This item appeared in the May 23, 1918 issue of the Lake County Times, in Hammond, Indiana.

Prowlers Must Fight, Says U.S.

Slickers and Slackers, Night Owls, Gamblers and Idlers Will get Shock After July lst.

It is estimated that in Hammond, Gary, East Chicago, and Whiting there are 1,000 idlers affected by the U. 8. war department’s new ruling. Many of these men sleep by day and prowl by night. Some of them are gunmen. They are draft dodgers. News that Uncle Sam is after them is glad news to the police departments of the Calumet region cities.

WASHINGTON, May 23.-All men subject to the draft hereafter “must do a man’s job or fight.”

This rule operative July 1 provides that all loafers and men not in useful occupation lists in deferred draft classes must engage in useful war work or be drafted into the fighting service, Provost Marshal General Crowder announced today.

Those affected will be gamblers, race track men, waiters. bartenders, club, hotel and apartment attendants, persons engaged or occupied in games, sports and amusements with some exceptions, domestic servants, sales and other clerks of department stores and mercantile establishments.

Dependent exemptions will not protect men thus classified. Local boards will do the weeding out with full power to summon those listed above.

The plan, however, is framed so that practically all or the men affected can be replaced by women.

The following classes are named as closed to registrants after July 1:

(A) Gamblers, bucketshop employees, fortune tellers, palmists, etc.
(B) Waiters in hotels and clubs.
(C) Elevator operators in clubs, hotels, stores, apartment houses, office buildings, and bathhouses.
(D) Ushers and attendants engaged in connection with games other than theatrical.
(E) Domestics.
(F) Clerks in mercantile establishments.

The plan is one of the most drastic ever undertaken and soon will be extended.

Men engaged as above and idlers seeking relief because of late number drawings and because in deferred classes on grounds of dependency will not be exempted. Draft boards will be empowered to force registrants to work.

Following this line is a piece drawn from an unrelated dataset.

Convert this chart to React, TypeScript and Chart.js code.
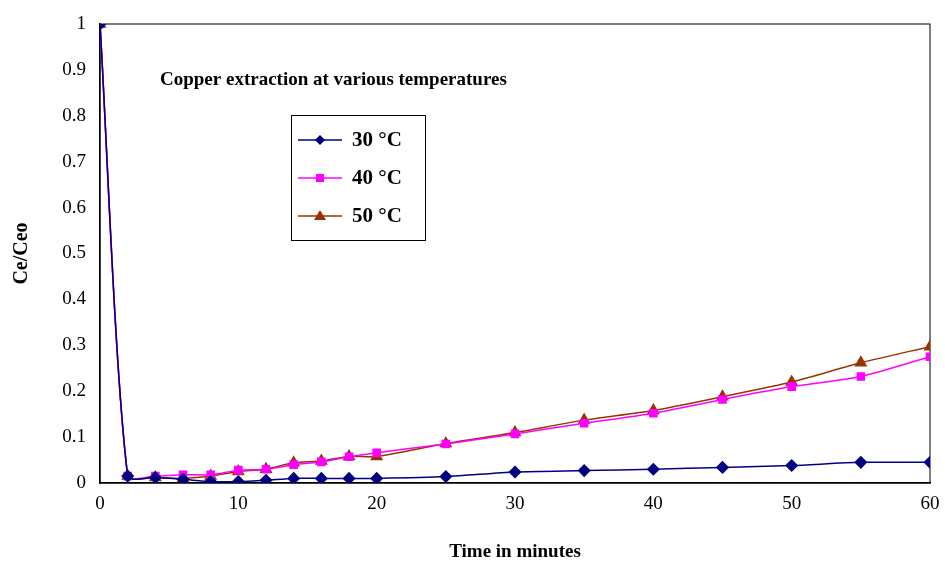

In showing the necessity of this step General Crowder said:

“One of the unanswerable criticisms of the draft has been that it takes men from the farms and useful occupations and marches them past crowds of idlers and loafers. The remedy is simple – to couple the industrial bases with other grounds for exemption and to require that any man pleading exemption on any ground shall also show that he is contributing effectively to the industrial welfare of the nation.”